Menurutnya ada perbedaan pemahaman mendasar baik hakim PN Slawi maupun hakim MA mengenai UU Nomor 2 tahun 2012 tentang pengadaan tanah untuk kepentingan umum. Menurutnya di PN Slawi putusan sudah sesuai ketentuan UU yaitu pemeriksaan dilakukan cepat satu setengah bulan, sedangkan di MA proses kasasinya sampai tujuh bulan.
Terkait langkah setelah adanya kasasi oleh MA, Rokhmantono menyatakan kliennya masih menunggu surat resmi dari pemerintah bahkan dimungkinkan akan ada upaya hukum baru. "Ada dua pilihan yang akan kami ambil, pertama menerima putusan MA tersebut dan atau menerima uang ganti rugi dari pemerintah senilai Rp 1,5 milar. Kedua kami akan mengajukan gugatan baru, yaitu gugatan Perbuatan Melawan Hukum (PMH) atas langkah PPT dan PPKom yang tidak sesuai UU ketika melakukan penilaian terhadap rumah Sanawi. Namun kami masih menghitung kepentingan klien kami," jelasnya.
Terkait akan dilakukan konsinyasi untuk kemudian dieksekusi dan dibongkar paksa rumah kliennya, Rokhmantono memberikan tanggapan. "Kami sudah menanyakan kepada bagian perdata dan tidak ada konsinyasi sampai akhirnya kami melakukan gugatan. Tetapi selama pemerintah belum memberikan surat secara resmi dan diterima oleh klien kami, berdasarkan UU Nomor 2 tahun 2012 maka pemerintah tidak berhak membongkar rumah Sanawi," pungkasnya.

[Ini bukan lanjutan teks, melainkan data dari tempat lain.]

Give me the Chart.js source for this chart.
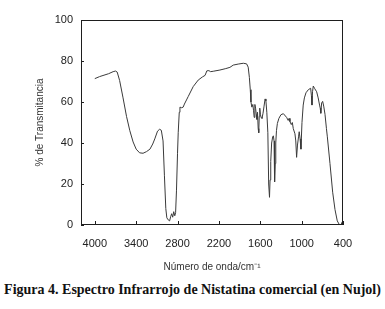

Seperti diketahui, rumah dengan bangunan bertingkat dua tersebut masih berdiri kokoh di tengah pembangunan jalan tol. Padahal rumah disekitarnya sudah rata dengan tanah. Rumah masih ditinggali keluarga Sanawi meski alat berat sudah melakukan pembangunan. Gugatan diajukan karena pemilik rumah tidak mau menerima ganti rugi dari proyek tol sebesar Rp1,5 miliar. Pemilik rumah menilai harga rumah yang dihuni sejak 1965 terseb ut mencapai Rp 2,8 miliar.